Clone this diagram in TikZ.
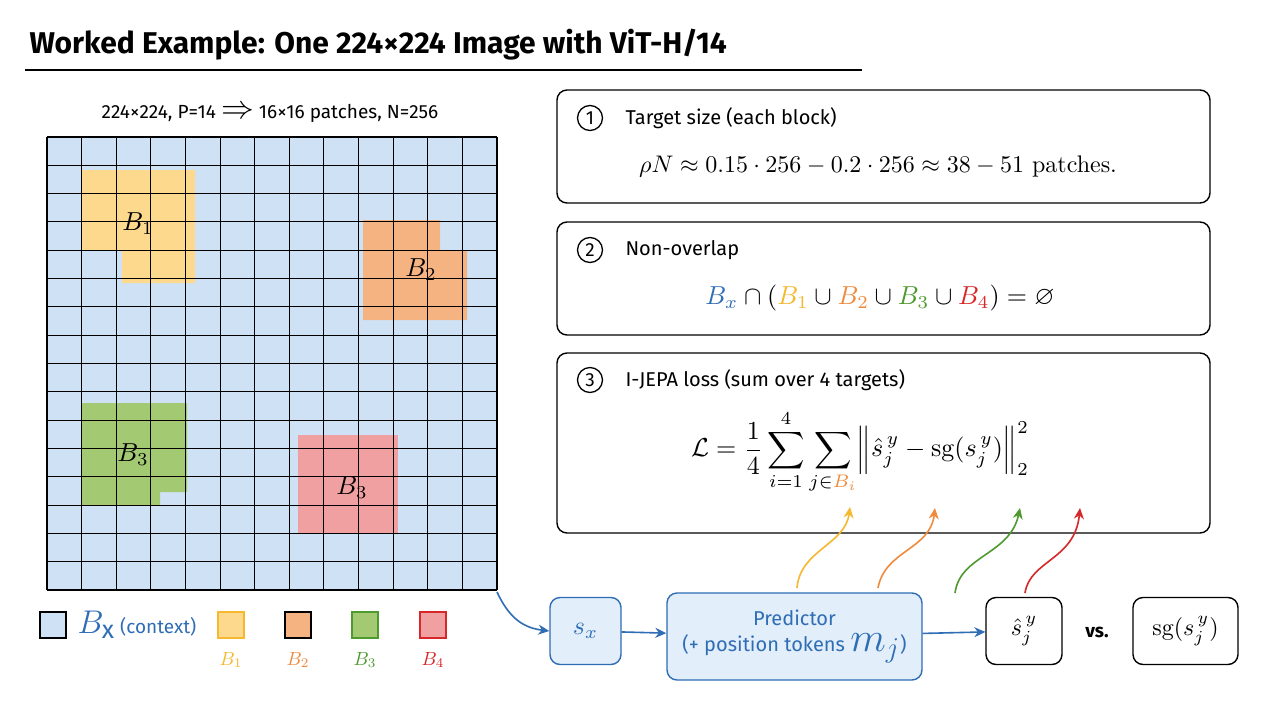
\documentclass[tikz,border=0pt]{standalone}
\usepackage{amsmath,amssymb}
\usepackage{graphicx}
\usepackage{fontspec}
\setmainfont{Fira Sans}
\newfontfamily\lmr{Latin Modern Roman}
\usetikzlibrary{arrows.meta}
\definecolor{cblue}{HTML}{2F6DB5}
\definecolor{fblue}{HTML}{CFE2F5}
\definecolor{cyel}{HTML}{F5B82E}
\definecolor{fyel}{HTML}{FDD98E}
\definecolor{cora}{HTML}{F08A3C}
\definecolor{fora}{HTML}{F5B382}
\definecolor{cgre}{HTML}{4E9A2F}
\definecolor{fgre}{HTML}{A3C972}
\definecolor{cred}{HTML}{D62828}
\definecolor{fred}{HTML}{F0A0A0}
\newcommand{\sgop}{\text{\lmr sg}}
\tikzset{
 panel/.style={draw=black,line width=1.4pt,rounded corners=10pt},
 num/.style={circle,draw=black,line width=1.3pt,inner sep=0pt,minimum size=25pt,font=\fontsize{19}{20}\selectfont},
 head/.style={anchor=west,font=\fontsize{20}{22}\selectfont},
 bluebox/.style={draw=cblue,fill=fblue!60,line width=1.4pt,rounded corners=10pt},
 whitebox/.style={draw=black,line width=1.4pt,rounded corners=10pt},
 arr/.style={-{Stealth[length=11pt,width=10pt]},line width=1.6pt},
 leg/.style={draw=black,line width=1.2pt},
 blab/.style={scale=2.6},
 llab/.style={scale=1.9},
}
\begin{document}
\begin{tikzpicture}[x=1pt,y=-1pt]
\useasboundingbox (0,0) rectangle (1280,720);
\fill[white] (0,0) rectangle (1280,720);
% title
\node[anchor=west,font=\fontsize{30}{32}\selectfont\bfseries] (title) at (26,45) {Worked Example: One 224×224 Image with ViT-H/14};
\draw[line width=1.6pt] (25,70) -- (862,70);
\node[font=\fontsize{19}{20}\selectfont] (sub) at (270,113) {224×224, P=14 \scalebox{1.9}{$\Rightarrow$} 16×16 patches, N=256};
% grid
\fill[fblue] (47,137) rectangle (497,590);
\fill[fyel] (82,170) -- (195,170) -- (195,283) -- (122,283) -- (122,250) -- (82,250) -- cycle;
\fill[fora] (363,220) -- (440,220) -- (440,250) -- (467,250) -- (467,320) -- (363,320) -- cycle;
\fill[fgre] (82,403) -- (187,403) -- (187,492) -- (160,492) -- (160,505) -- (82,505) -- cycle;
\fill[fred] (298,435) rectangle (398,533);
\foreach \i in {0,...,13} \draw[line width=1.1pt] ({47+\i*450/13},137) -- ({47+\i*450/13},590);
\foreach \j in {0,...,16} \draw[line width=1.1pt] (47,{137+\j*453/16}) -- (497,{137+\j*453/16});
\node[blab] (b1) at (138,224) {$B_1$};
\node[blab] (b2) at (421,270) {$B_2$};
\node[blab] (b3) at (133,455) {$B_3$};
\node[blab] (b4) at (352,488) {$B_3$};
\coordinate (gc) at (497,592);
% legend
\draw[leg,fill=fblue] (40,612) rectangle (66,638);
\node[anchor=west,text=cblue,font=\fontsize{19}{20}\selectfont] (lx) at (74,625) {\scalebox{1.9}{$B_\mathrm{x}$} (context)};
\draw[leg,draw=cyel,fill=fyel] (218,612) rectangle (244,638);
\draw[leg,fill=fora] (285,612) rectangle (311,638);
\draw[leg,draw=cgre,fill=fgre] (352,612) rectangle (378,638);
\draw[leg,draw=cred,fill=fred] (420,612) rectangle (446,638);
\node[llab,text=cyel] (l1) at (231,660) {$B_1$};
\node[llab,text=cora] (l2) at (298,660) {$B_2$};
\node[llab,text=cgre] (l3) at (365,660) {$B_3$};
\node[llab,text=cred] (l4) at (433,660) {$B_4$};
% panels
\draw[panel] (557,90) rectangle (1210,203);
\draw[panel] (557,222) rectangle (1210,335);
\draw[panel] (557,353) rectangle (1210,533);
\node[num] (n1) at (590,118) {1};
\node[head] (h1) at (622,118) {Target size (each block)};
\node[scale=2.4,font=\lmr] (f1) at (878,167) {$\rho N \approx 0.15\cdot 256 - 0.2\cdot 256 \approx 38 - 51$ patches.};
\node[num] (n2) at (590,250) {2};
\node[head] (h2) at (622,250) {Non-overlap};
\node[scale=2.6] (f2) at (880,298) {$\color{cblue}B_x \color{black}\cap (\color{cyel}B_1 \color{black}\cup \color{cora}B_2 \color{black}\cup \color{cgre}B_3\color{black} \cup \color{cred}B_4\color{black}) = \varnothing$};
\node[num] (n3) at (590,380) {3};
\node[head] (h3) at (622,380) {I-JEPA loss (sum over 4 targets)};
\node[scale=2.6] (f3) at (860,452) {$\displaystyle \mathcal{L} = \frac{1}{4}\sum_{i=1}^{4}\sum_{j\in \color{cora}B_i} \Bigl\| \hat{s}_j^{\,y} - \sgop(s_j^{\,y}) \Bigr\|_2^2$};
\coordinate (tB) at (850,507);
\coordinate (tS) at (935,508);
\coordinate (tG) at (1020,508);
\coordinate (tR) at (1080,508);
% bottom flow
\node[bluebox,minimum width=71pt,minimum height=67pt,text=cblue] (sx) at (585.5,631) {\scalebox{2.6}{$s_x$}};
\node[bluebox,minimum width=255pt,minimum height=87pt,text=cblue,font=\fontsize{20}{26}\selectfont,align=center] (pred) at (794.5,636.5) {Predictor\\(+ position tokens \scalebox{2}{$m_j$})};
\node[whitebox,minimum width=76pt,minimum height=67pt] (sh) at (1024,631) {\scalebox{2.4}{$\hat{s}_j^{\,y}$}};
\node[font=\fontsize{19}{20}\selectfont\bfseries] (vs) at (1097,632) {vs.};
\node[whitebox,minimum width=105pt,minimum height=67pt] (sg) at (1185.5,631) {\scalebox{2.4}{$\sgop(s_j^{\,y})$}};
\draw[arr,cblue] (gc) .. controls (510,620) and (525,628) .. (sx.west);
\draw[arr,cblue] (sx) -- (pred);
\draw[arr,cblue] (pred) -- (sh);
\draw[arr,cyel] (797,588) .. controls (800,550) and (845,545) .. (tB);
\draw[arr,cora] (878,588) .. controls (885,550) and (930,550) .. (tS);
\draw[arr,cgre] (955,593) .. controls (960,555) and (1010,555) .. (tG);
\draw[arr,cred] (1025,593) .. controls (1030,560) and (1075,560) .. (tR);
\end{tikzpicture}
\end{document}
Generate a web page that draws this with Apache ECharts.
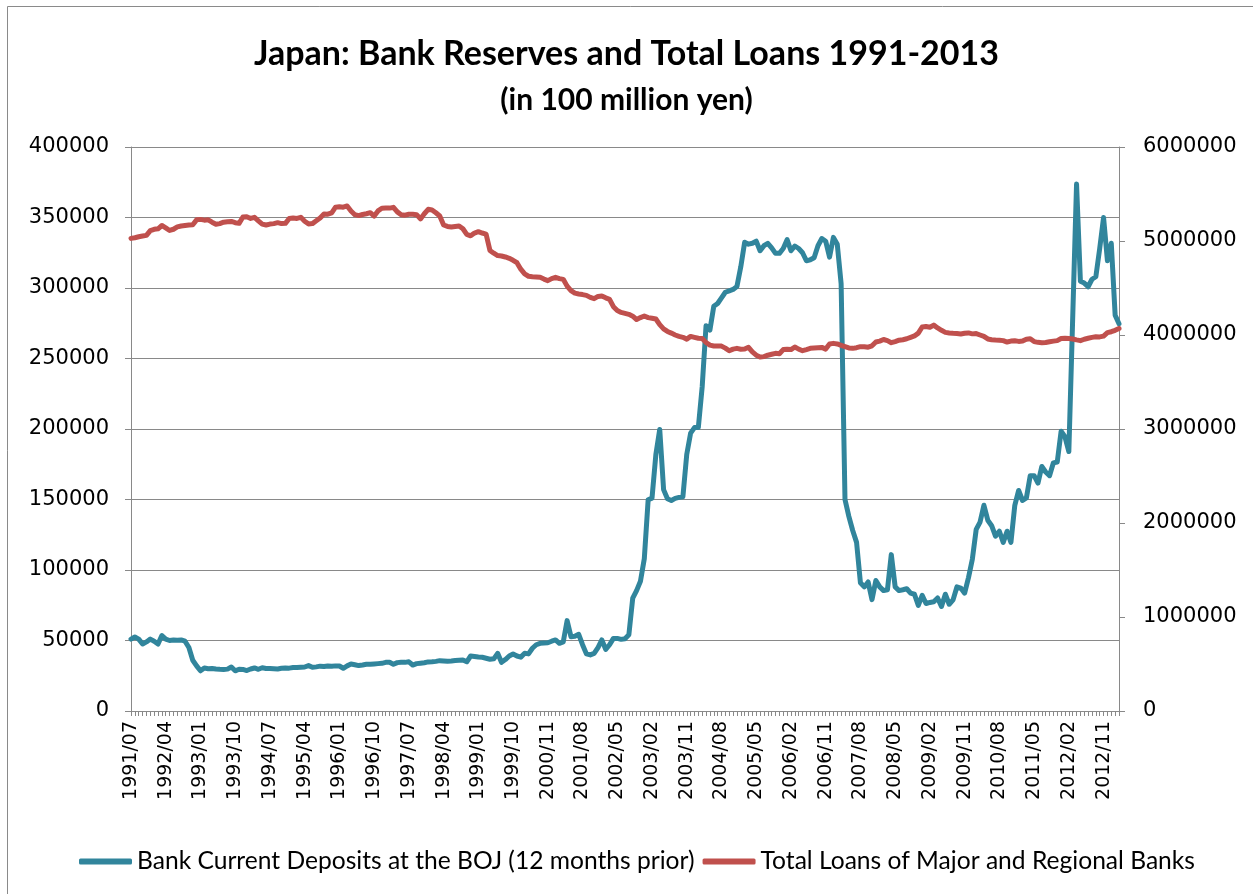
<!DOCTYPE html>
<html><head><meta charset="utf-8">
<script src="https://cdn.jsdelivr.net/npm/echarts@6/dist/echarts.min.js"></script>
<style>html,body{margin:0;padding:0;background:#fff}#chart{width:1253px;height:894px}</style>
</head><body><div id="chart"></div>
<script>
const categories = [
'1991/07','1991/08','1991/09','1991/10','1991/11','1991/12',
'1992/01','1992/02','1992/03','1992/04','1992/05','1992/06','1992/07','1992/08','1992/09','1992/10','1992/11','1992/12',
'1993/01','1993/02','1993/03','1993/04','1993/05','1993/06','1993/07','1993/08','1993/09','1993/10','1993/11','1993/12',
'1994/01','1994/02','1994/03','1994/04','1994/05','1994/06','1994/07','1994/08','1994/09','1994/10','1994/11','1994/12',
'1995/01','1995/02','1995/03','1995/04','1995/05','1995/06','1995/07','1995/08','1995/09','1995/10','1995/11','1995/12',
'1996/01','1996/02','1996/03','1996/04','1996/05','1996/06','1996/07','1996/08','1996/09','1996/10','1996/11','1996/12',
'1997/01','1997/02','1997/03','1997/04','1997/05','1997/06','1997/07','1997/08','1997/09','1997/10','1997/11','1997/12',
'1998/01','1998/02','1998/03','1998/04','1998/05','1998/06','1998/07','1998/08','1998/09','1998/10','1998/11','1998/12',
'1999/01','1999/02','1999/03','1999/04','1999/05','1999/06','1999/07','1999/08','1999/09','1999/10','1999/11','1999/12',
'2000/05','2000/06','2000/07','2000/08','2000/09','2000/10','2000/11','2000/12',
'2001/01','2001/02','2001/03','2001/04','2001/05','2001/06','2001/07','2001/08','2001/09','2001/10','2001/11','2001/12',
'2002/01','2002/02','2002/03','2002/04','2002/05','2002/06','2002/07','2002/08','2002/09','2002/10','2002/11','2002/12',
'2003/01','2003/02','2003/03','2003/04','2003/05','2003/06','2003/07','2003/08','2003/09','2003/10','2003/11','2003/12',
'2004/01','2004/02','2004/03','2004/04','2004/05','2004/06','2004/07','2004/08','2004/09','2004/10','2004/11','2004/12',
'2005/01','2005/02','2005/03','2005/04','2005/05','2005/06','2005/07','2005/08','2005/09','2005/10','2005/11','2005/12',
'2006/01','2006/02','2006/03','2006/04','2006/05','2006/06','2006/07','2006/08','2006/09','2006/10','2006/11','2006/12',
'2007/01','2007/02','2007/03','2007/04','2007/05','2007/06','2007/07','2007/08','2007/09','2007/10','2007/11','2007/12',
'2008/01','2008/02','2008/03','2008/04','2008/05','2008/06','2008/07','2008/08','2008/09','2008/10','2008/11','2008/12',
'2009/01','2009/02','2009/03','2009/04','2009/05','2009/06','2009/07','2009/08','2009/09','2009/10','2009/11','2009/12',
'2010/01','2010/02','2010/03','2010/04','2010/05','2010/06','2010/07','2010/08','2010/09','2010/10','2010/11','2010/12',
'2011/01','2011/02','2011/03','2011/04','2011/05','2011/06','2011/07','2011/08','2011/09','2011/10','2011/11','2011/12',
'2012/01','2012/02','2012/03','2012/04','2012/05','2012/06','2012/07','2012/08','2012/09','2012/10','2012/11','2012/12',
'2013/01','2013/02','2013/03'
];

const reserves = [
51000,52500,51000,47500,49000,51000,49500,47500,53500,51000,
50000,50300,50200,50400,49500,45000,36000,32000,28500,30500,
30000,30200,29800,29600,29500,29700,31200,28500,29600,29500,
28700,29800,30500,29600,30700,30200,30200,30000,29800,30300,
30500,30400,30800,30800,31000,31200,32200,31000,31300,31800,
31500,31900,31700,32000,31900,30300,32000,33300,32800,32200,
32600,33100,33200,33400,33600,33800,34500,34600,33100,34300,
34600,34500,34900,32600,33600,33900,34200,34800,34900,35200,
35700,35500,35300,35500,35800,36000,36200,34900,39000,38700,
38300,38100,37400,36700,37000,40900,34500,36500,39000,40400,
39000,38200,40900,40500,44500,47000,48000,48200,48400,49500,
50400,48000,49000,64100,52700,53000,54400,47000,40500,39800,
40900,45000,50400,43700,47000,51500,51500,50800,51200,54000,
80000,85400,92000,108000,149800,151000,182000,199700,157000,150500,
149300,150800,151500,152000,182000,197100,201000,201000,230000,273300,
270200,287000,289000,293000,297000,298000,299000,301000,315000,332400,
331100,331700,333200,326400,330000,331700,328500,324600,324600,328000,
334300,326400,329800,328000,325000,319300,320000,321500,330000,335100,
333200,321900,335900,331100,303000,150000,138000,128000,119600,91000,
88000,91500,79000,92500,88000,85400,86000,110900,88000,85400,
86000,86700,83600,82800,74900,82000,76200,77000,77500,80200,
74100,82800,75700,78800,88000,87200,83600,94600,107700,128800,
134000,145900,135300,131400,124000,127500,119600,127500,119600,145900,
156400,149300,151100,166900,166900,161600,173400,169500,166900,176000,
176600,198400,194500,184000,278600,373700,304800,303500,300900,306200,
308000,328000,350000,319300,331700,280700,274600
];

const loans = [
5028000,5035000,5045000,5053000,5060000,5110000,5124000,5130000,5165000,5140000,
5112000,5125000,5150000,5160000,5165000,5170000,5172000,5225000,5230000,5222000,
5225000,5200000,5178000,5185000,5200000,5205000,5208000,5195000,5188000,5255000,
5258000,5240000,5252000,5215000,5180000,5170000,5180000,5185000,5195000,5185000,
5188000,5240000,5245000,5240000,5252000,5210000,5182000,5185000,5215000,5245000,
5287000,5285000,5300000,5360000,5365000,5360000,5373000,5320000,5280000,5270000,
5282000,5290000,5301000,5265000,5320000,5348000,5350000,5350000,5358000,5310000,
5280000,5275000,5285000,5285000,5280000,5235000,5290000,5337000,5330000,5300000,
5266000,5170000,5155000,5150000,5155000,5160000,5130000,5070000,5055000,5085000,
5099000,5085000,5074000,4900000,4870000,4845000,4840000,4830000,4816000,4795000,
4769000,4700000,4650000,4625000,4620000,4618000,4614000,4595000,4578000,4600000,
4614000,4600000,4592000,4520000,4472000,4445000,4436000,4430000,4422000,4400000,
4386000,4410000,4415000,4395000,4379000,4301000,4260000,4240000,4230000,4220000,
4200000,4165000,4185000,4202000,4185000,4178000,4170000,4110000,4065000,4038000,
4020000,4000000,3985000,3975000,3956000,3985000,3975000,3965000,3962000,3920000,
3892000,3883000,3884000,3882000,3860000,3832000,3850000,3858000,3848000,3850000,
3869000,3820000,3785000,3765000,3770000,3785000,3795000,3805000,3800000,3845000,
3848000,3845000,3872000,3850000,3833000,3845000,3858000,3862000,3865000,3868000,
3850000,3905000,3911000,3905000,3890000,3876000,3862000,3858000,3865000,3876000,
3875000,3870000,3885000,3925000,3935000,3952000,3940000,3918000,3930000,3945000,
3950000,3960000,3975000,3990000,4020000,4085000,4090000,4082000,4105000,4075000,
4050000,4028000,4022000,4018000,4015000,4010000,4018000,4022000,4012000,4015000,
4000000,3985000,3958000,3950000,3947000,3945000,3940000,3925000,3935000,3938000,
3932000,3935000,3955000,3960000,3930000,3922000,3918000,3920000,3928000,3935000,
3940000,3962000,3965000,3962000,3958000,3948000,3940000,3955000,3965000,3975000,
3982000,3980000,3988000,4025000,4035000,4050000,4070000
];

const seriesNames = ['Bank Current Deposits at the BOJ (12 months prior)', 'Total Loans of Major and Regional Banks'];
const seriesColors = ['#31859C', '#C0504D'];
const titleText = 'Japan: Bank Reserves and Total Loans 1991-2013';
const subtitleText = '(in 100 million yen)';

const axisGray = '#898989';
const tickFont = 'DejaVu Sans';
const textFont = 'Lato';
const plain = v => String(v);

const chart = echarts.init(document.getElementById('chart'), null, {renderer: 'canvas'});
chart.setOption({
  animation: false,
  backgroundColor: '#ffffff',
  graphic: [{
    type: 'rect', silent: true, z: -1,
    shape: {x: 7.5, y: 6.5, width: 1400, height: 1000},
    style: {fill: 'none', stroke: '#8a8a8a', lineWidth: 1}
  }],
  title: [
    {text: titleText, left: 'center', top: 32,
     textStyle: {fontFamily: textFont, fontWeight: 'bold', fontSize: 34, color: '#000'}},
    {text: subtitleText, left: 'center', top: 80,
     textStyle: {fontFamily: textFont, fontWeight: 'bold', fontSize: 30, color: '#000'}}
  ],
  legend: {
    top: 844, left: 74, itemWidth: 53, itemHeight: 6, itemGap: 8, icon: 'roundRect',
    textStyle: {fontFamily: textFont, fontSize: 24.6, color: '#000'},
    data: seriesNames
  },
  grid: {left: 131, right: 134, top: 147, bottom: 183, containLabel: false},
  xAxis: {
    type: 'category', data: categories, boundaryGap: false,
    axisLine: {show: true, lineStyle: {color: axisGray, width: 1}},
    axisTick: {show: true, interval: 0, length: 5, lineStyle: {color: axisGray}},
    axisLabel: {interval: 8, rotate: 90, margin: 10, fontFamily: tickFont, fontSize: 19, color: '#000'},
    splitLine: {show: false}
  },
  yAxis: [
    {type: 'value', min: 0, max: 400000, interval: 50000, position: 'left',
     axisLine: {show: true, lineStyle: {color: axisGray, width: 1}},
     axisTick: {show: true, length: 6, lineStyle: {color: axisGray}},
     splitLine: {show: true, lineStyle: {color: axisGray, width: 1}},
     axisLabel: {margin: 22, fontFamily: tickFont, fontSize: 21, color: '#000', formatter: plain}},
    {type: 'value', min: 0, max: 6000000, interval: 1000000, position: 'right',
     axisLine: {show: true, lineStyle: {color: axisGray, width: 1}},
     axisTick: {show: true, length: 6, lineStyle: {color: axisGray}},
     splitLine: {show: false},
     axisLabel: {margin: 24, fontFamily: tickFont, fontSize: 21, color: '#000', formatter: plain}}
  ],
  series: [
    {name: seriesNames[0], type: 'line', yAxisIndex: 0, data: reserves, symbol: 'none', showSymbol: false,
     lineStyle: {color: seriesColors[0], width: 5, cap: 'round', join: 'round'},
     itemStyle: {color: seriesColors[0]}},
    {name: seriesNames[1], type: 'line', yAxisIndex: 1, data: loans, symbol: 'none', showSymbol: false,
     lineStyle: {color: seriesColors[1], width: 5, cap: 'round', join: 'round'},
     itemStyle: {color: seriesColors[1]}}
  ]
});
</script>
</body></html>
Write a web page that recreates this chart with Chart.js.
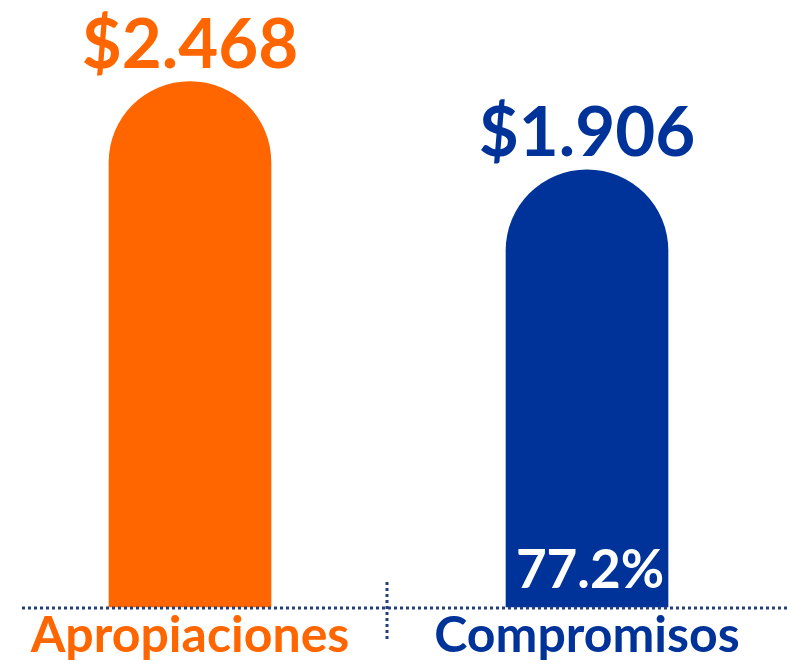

═══

▸ **Exercise requirements**
Using the material above, copy every line in which the string "page" occurs.

▸ **Solution to this problem**
Generate a web page that draws this with Apache ECharts.
Write a web page that recreates this chart with Chart.js.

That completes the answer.